Moe's Books, the Well-Known Local Vendor of Used Volumes,
Commemorates a Half Century of Business
By Arielle Little
Thursday, July 9, 2009
Cavernous yet towering, world-renowned yet familiar, Moe's Books on
Telegraph is a landmark in the Berkeley community. Sporting a
red-and-white striped canopy and a sign announcing "four floors of
books," it is one of the few remaining independent bookstores near
campus. A destination for book lovers from around the globe, the
store will be celebrating the 50th anniversary of its founding this
Saturday, July 11.
Moe's Books is a place where books are more than a commodity. People
go to chain bookstores when they need to buy a certain title. People
go to Moe's Books when they need to lose themselves between crammed
shelves, discover a passion for an obscure subject or search for
hidden treasures. "I am always surprised by what I find here. I never
come here with any intentions, and I always end up buying something,"
said customer Eric Heinonen, a visual culture student from UC Santa
Cruz who frequents the shop about once a month. "It is definitely my
favorite bookstore in the country, or even in the world."
A native of Queens, New York, Moe Moskowitz and his wife Barbara
opened the first Moe's Books on Shattuck Avenue in 1959 but soon
moved the store to its present neighborhood. A true eccentric,
Moskowitz became a legendary figure in Berkeley. He could often be
found behind the counter, smoking his characteristic cigar, loudly
singing his favorite songs or examining the books that a potential
seller had brought in for inspection, according to John Wong, an
antiquarian expert who has worked at the store for 30 years.
Standing next to a basket of Moe's old pool balls on the fourth
floor, Wong remembers his longtime friend fondly. "He never read, but
he could spontaneously quote all of these authors," Wong said. "It
was a source of pride for him to come 3,000 miles to the other coast
and be a commercial success."
That pride was legitimate, and the selection of new and used books at
Moe's Books continues to be impressive. There is an entire bookshelf
of chess strategy literature, as well as nearly 10 different versions
of Alexis de Tocqueville's "Democracy in America."

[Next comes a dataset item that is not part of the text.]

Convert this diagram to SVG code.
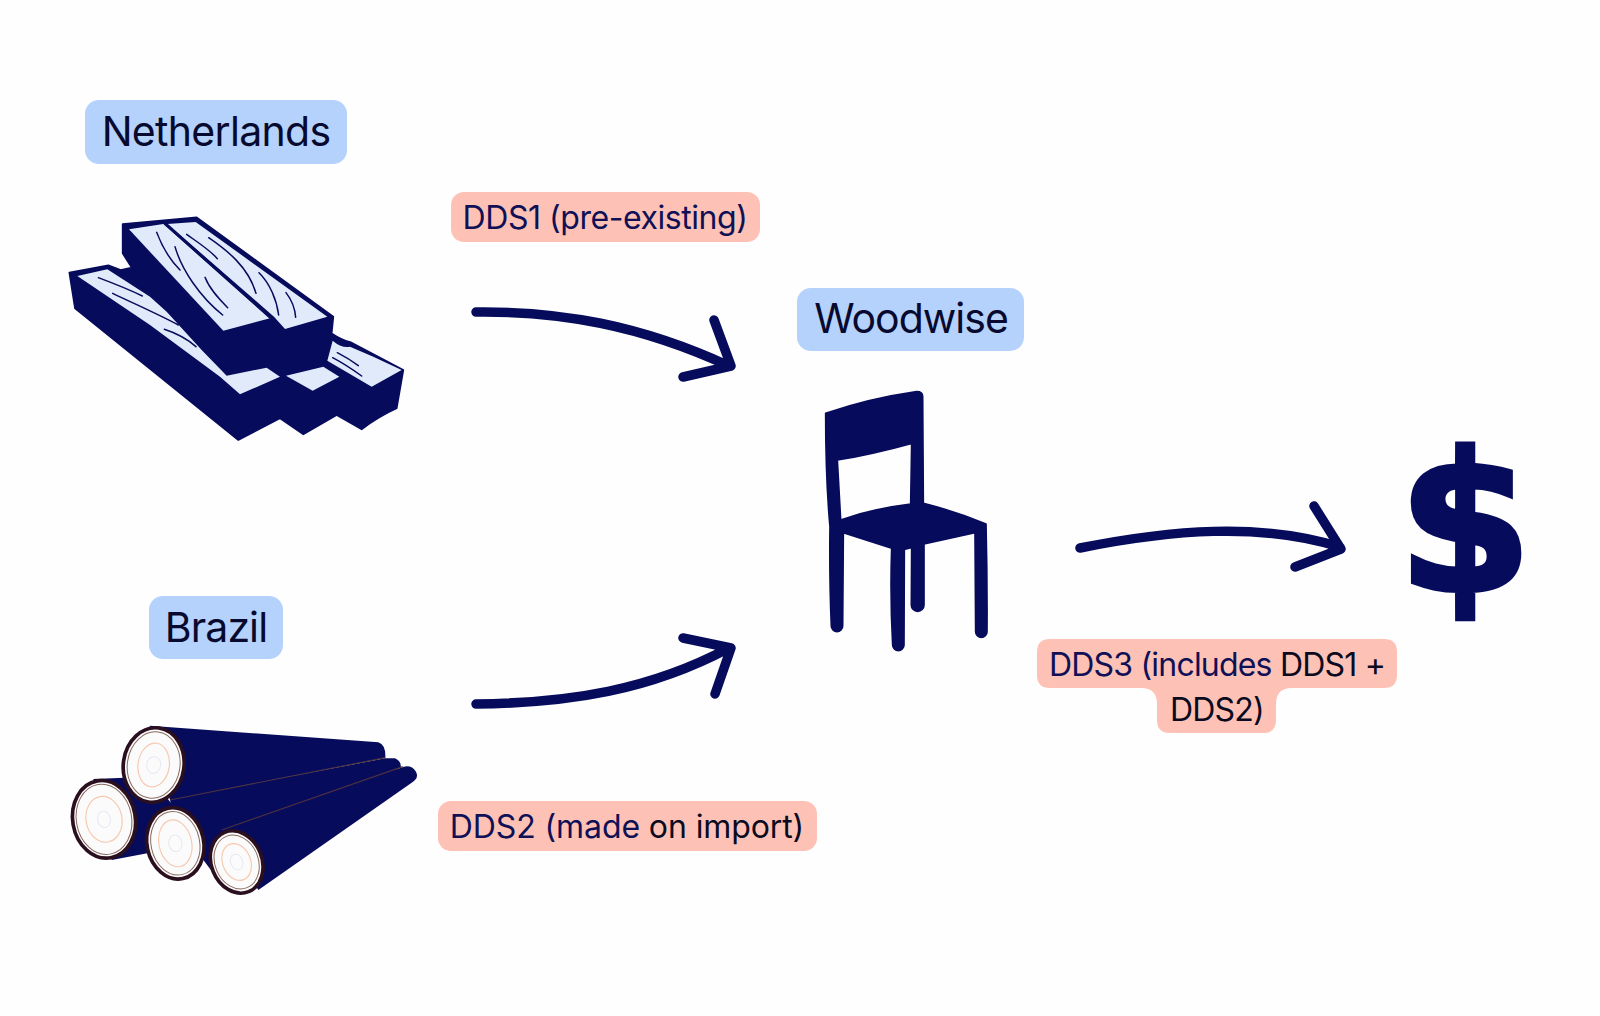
<svg xmlns="http://www.w3.org/2000/svg" width="1600" height="1016" viewBox="0 0 1600 1016">
<style>
.blue{fill:#b4d2fb}.salmon{fill:#fdc2b5}
.t{font-family:Inter,"Liberation Sans",sans-serif;text-anchor:middle}
.big{font-size:41px;fill:#08092f;letter-spacing:-.7px}
.small{font-size:32px;fill:#0f1056;letter-spacing:-.8px}
.k{fill:#0a0a20}
.navy{fill:#070b5c}
.soft{stroke:#070b5c;stroke-width:5;stroke-linejoin:round}
.arrow{fill:none;stroke:#070b5c;stroke-width:9.5;stroke-linecap:round;stroke-linejoin:round}
.grain{fill:none;stroke:#070b5c;stroke-width:4.5;stroke-linecap:round}
.light{fill:#e0eafb}
.bark{fill:#070b5c}
.sep{fill:none;stroke:#4a3040;stroke-width:3.5}
.end{fill:#fcfbfb;stroke:#2a0f1e;stroke-width:11}
.ring1{fill:none;stroke:#8a6a60;stroke-width:3}
.ring2{fill:none;stroke:#f6c9b0;stroke-width:3.5}
.ring3{fill:none;stroke:#e6e8f2;stroke-width:3}
</style>
<rect width="1600" height="1016" fill="#fefefe"/>
<g id="connectors">
<path class="arrow" d="M476 312C560 311 640 325 729 366M714 320L731 366L683 377"/>
<path class="arrow" d="M476 704C570 703 650 690 729 648M683 638L731 648L715 694"/>
<path class="arrow" d="M1080 548C1170 530 1260 522 1340 547M1314 506L1341 549L1295 567"/>
</g>
<g id="netherlands">
<rect class="blue" x="85" y="100" width="262" height="64" rx="14"/>
<text class="t big" x="216" y="146">Netherlands</text>
</g>
<g id="lumber" transform="translate(50 200) scale(.33333)">
<path class="navy soft" d="M218 72L440 52L850 350L845 400Q875 420 905 428L1060 510L1040 625Q985 650 935 688L860 645L760 703L690 655L565 720L75 325L58 218L175 196L212 210L245 203L218 160Z"/>
<path class="light" d="M237 88L340 72L660 355L520 392Z"/>
<path class="light" d="M352 72L437 66L832 350L705 387L672 350Z"/>
<path class="light" d="M82 228L172 208L300 290L350 335L455 450L530 527L650 503L690 530L570 583L510 530L300 375Z"/>
<path class="light" d="M708 527L820 500L868 530L788 572Z"/>
<path class="light" d="M848 422Q875 445 900 440L970 470L1055 510L965 560L832 482Z"/>
<path d="M345 70L672 362" fill="none" stroke="#070b5c" stroke-width="9"/>
<g class="grain">
<path d="M320 97C340 150 370 190 390 210"/>
<path d="M375 140C395 210 450 290 518 345"/>
<path d="M465 232C480 270 510 300 533 323"/>
<path d="M410 103C440 125 480 150 502 176"/>
<path d="M476 113C530 150 595 200 618 280"/>
<path d="M627 218C660 250 680 300 686 345"/>
<path d="M708 278C725 300 735 325 737 352"/>
<path d="M145 233C190 250 240 270 277 288"/>
<path d="M188 280C250 310 330 345 385 375"/>
<path d="M343 388C380 400 415 420 438 440"/>
<path d="M862 458C885 470 905 482 925 497"/>
<path d="M848 473C880 490 910 510 935 528"/>
</g>
</g>
<g id="brazil">
<rect class="blue" x="149" y="596" width="134" height="63" rx="14"/>
<text class="t big" x="216" y="642" style="letter-spacing:-.9px">Brazil</text>
</g>
<g id="logs" transform="translate(50 710) scale(.33333)">
<path class="bark" d="M130 207L300 200L380 300L300 428L185 450Z"/>
<path class="bark" d="M360 268L1005 145L1035 145Q1055 155 1052 172L490 490L370 330Z"/>
<path class="bark" d="M300 47L985 97Q1008 105 1006 143L360 270Z"/>
<path class="bark" d="M515 360L1062 170Q1085 165 1098 185Q1108 205 1085 218L625 540Z"/>
<path class="sep" d="M360 270L1006 143M515 360L1058 170"/>
<g transform="translate(311 165) rotate(8)">
<ellipse class="end" rx="91" ry="112"/><ellipse class="ring1" rx="79" ry="100"/><ellipse class="ring2" rx="47" ry="66"/><ellipse class="ring3" rx="21" ry="25"/>
</g>
<g transform="translate(162 328) rotate(-10)">
<ellipse class="end" rx="94" ry="117"/><ellipse class="ring1" rx="83" ry="106"/><ellipse class="ring2" rx="54" ry="69"/><ellipse class="ring3" rx="19" ry="25"/>
</g>
<g transform="translate(376 400) rotate(-12)">
<ellipse class="end" rx="85" ry="108"/><ellipse class="ring1" rx="73" ry="96"/><ellipse class="ring2" rx="49" ry="71"/><ellipse class="ring3" rx="20" ry="25"/>
</g>
<g transform="translate(560 456) rotate(-22)">
<ellipse class="end" rx="76" ry="96"/><ellipse class="ring1" rx="65" ry="83"/><ellipse class="ring2" rx="42" ry="57"/><ellipse class="ring3" rx="18" ry="24"/>
</g>
</g>
<g id="dds1">
<rect class="salmon" x="451" y="192" width="309" height="50" rx="13"/>
<text class="t small" x="605" y="229" style="letter-spacing:-.45px">DDS1 (pre-existing)</text>
</g>
<g id="dds2">
<rect class="salmon" x="438" y="801" width="379" height="50" rx="13"/>
<text class="t small" x="627" y="838" style="letter-spacing:-.1px">DDS2 (made <tspan class="k">on import)</tspan></text>
</g>
<g id="woodwise">
<rect class="blue" x="797" y="288" width="227" height="63" rx="14"/>
<text class="t big" x="911" y="333" style="letter-spacing:-1px">Woodwise</text>
</g>
<g id="chair" transform="translate(800 380) scale(.33333)">
<path class="navy soft" fill-rule="evenodd" d="M77 100Q210 55 350 35Q368 35 368 50L370 370Q470 395 558 432Q562 600 561 755A17 17 0 0 1 527 755L525 458L372 492L372 675A19 19 0 0 1 334 675L335 502L313 508L312 795A17 17 0 0 1 278 795Q270 650 275 505L130 458L128 738A17 17 0 0 1 94 738Q88 600 90 440Q77 300 77 100ZM112 240L122 420Q220 385 332 372L335 190Q220 222 112 240Z"/>
</g>
<g id="dollar">
<text x="1465" y="591" font-family="DejaVu Sans,sans-serif" font-weight="700" font-size="192" text-anchor="middle" class="navy" stroke="#070b5c" stroke-width="5">$</text>
</g>
<g id="dds3">
<path class="salmon" d="M1050 639H1384Q1397 639 1397 652V675Q1397 688 1384 688H1292Q1276 688 1276 704V720Q1276 733 1263 733H1170Q1157 733 1157 720V704Q1157 688 1141 688H1050Q1037 688 1037 675V652Q1037 639 1050 639Z"/>
<text class="t small" x="1217" y="676">DDS3 (includes <tspan class="k">DDS1 +</tspan></text>
<text class="t small k" x="1217" y="721">DDS2)</text>
</g>
</svg>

When Moe passed away in 1997, his daughter Doris Moskowitz took
ownership of the store. Doris works in the store most days during
regular business hours. Sitting in one of the sun-flooded corners of
the fiction section one afternoon, she recounted a childhood memory
of growing up in Moe's Books.
"When I was little there was a record department in the store, and it
was right next to the kids section," she said, smiling. "I remember
being in the store and when my mom would read to me, it would have
this amazing soundtrack. Whether it was Miles Davis or Jimi Hendrix,
when I remember it, I remember thinking that I couldn't believe my
good fortune to be in this exciting place."

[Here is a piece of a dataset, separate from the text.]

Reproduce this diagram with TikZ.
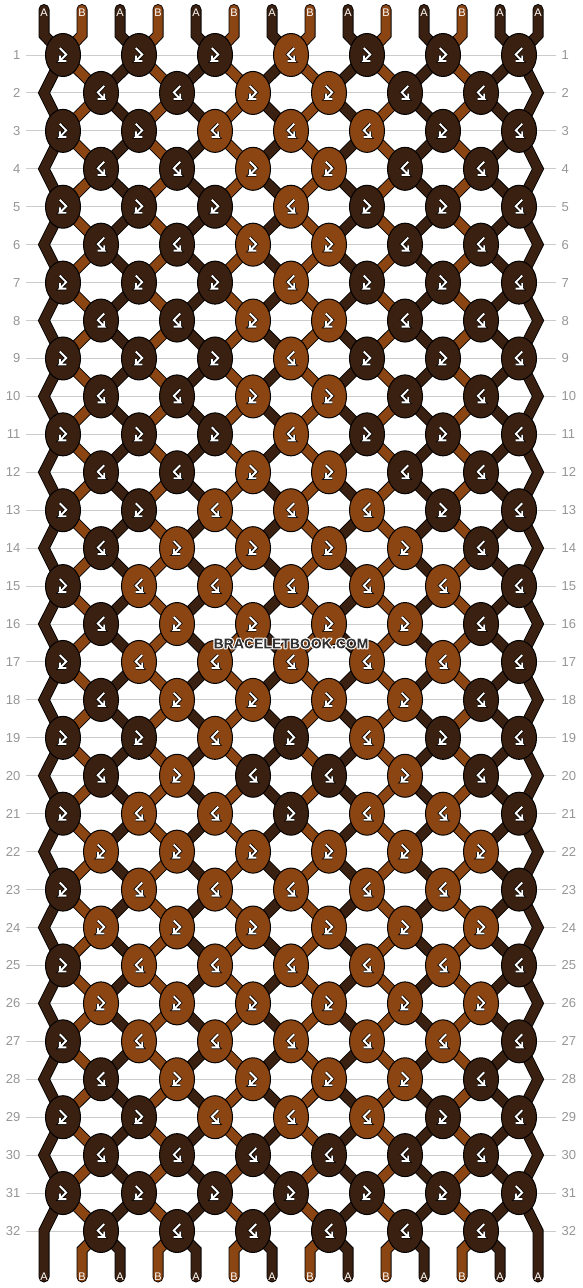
\documentclass[tikz,border=0pt]{standalone}
\usepackage{fontspec}
\setmainfont{Liberation Sans}
\usetikzlibrary{shapes.geometric}
\definecolor{cA}{RGB}{58,32,16}
\definecolor{cB}{RGB}{139,69,19}
\definecolor{gridc}{RGB}{204,204,204}
\definecolor{labc}{RGB}{150,150,150}
\definecolor{wmc}{RGB}{50,50,50}
\pgfdeclarelayer{gridlayer}
\pgfdeclarelayer{strandlayer}
\pgfsetlayers{gridlayer,strandlayer,main}
\newcommand\glyL{%
  \draw[glyphout] (-3.2,-7) -- (3.2,-0.5) -- (-3.2,6) -- (3.4,6) (-3.2,0.6) -- (-3.2,6);
  \draw[glyphin] (-3.2,-7) -- (3.2,-0.5) -- (-3.2,6) -- (3.4,6) (-3.2,0.6) -- (-3.2,6);}
\newcommand\glyR{%
  \draw[glyphout] (3.2,-7) -- (-3.2,-0.5) -- (3.2,6) -- (-3.4,6) (3.2,0.6) -- (3.2,6);
  \draw[glyphin] (3.2,-7) -- (-3.2,-0.5) -- (3.2,6) -- (-3.4,6) (3.2,0.6) -- (3.2,6);}
\begin{document}
\begin{tikzpicture}[x=1pt,y=-1pt,
  knotbox/.style={ellipse,draw=black,line width=1pt,minimum width=35pt,minimum height=43pt,inner sep=0pt,outer sep=0pt},
  f-o-A/.style={fill=cA}, f-o-B/.style={fill=cB}, f-o-L/.style={fill=cA}, f-o-R/.style={fill=cA},
  f-e-A/.style={fill=cA}, f-e-B/.style={fill=cB},
  glyphout/.style={draw=black,line width=3.4pt,line join=miter},
  glyphin/.style={draw=white,line width=1.9pt,line join=miter},
  g-o-A/.pic={\glyL}, g-o-B/.pic={\glyR}, g-o-L/.pic={\glyL}, g-o-R/.pic={\glyR},
  g-e-A/.pic={\glyR}, g-e-B/.pic={\glyL},
  gridline/.style={draw=gridc,line width=1pt},
  rowlab/.style={text=labc,font=\fontsize{13}{13}\selectfont,inner sep=0pt},
  endlab/.style={text=white,font=\fontsize{11}{11}\selectfont,inner sep=0pt},
  wm/.style={text=wmc,font=\fontsize{14}{14}\selectfont\bfseries,inner sep=0pt}
]
\useasboundingbox (0,0) rectangle (582,1288);
\begin{pgfonlayer}{gridlayer}
  \fill[white] (0,0) rectangle (582,1288);
  \foreach \r in {1,...,32} {
    \pgfmathsetmacro\yy{55+37.935*(\r-1)}
    \draw[gridline] (26,\yy) -- (556,\yy);
  }
\end{pgfonlayer}
% row labels
\foreach \r in {1,...,32} {
  \pgfmathsetmacro\yy{55+37.935*(\r-1)}
  \node[rowlab,anchor=east] (ll-\r) at (20.5,\yy) {\r};
  \node[rowlab,anchor=west] (rl-\r) at (561.5,\yy) {\r};
}
% odd rows
\foreach \r/\cols in {1/{A,A,A,B,A,A,R},3/{A,A,B,B,B,A,R},5/{A,A,A,B,A,A,R},7/{A,A,A,B,A,A,R},
  9/{A,A,A,B,A,A,R},11/{A,A,A,B,A,A,R},13/{A,A,B,B,B,A,R},15/{A,B,B,B,B,B,R},
  17/{A,B,B,B,B,B,R},19/{A,A,B,A,B,A,R},21/{A,B,B,A,B,B,R},23/{A,B,B,B,B,B,R},
  25/{A,B,B,B,B,B,R},27/{A,B,B,B,B,B,R},29/{A,A,B,B,B,A,R},31/{A,A,A,A,A,A,L}} {
  \pgfmathsetmacro\yy{55+37.935*(\r-1)}
  \foreach \v [count=\c] in \cols {
    \pgfmathsetmacro\xx{63+76*(\c-1)}
    \node[knotbox,f-o-\v] (k-\r-\c) at (\xx,\yy) {};
    \pic at (k-\r-\c) {g-o-\v};
  }
}
% even rows
\foreach \r/\cols in {2/{A,A,B,B,A,A},4/{A,A,B,B,A,A},6/{A,A,B,B,A,A},8/{A,A,B,B,A,A},
  10/{A,A,B,B,A,A},12/{A,A,B,B,A,A},14/{A,B,B,B,B,A},16/{A,B,B,B,B,A},
  18/{A,B,B,B,B,A},20/{A,B,A,A,B,A},22/{B,B,B,B,B,B},24/{B,B,B,B,B,B},
  26/{B,B,B,B,B,B},28/{A,B,B,B,B,A},30/{A,A,A,A,A,A},32/{A,A,A,A,A,A}} {
  \pgfmathsetmacro\yy{55+37.935*(\r-1)}
  \coordinate (k-\r-0) at (44,\yy);
  \coordinate (k-\r-7) at (538,\yy);
  \foreach \v [count=\c] in \cols {
    \pgfmathsetmacro\xx{101+76*(\c-1)}
    \node[knotbox,f-e-\v] (k-\r-\c) at (\xx,\yy) {};
    \pic at (k-\r-\c) {g-e-\v};
  }
}
% strand ends and labels
\foreach \j/\cl in {1/A,2/B,3/A,4/B,5/A,6/B,7/A,8/B,9/A,10/B,11/A,12/B,13/A,14/A} {
  \pgfmathsetmacro\xj{44+38*(\j-1)}
  \coordinate (t-\j) at (\xj,9.5);
  \coordinate (tb-\j) at (\xj,35);
  \coordinate (bb-\j) at (\xj,1250);
  \coordinate (b-\j) at (\xj,1277);
  \node[endlab] (tl-\j) at (\xj,12.5) {\cl};
  \node[endlab] (bl-\j) at (\xj,1276.5) {\cl};
}
% strands
\begin{pgfonlayer}{strandlayer}
\foreach \j/\cl in {1/A,2/B,3/A,4/B,5/A,6/B,7/A,8/B,9/A,10/B,11/A,12/B,13/A,14/A} {
  \foreach \ww/\cc in {11/black,9.2/c\cl} {
    \draw[line width=\ww pt,draw=\cc,line cap=round,line join=miter]
      (t-\j) -- (tb-\j)
      \foreach \r [evaluate=\r as \c using int(floor((\j+\r-2*floor(\r/2))/2))] in {1,...,32} { -- (k-\r-\c.center) }
      -- (bb-\j) -- (b-\j);
  }
}
\end{pgfonlayer}
% watermark: white halo by stroking, interior restored through glyph clip
\node[wm] (wm) at (291,643.5) {\special{pdf:code q 1 1 1 RG 2.2 w 1 j 6 Tr}BRACELETBOOK.COM\special{pdf:code 0 Tr 0.196 0.196 0.196 rg -5000 -5000 10000 10000 re f Q}};
\end{tikzpicture}
\end{document}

But as much as the 50th Anniversary bash planned for Saturday is
meant to celebrate the history and tradition of Moe's Books, it is
also meant to celebrate the employees who make it a real bookstore
experience. "Saturday is about the people who work here," Moskowitz
said. "My father's legacy is the 27 jobs he created. It is the
employees that make (Moe's Books) work."
The employees have an extensive knowledge and passion for books, and
their expertise contributes to the store's close-knit community. "The
reason the books are all so awesome is that the (employees) are
constantly referring to each other and constantly culling over the
collection," Moskowitz remarked.
The store has also become a center for discussion. "You can have an
idea and you can come here and explore it with all these other
thinkers," she said. Moe's Books has a history of being not only a
place for scholarly discourse but also a safe haven. In the 1960s,
Free Speech Movement and Vietnam War protesters sought refuge from
the police in the store, according to the shop's Web site. Today,
Moe's remains a space for the inquisitive.
Among the curious patrons who weave in and out of the shelves
nowadays, a few said they find Moe's Books more satisfying than
online shopping and go to the store simply to enjoy browsing the
ever-changing selection of titles. "I thought I'd have a good chance
of finding something here," said Justine Mendoza, a graduate of the
California College of the Arts. "I'd rather buy something here than
In the past 50 years, Moe's Books has become part of the intellectual
culture surrounding the university and in the city of Berkeley as a
whole. A favorite haunt of students, residents and bibliophiles from
all walks of life, Moe's Books will remain a Berkeley tradition.
"For the population of Berkeley, books are not a luxury, they are a
pleasure," Moskowitz said. "And going to bookstores is a social experience."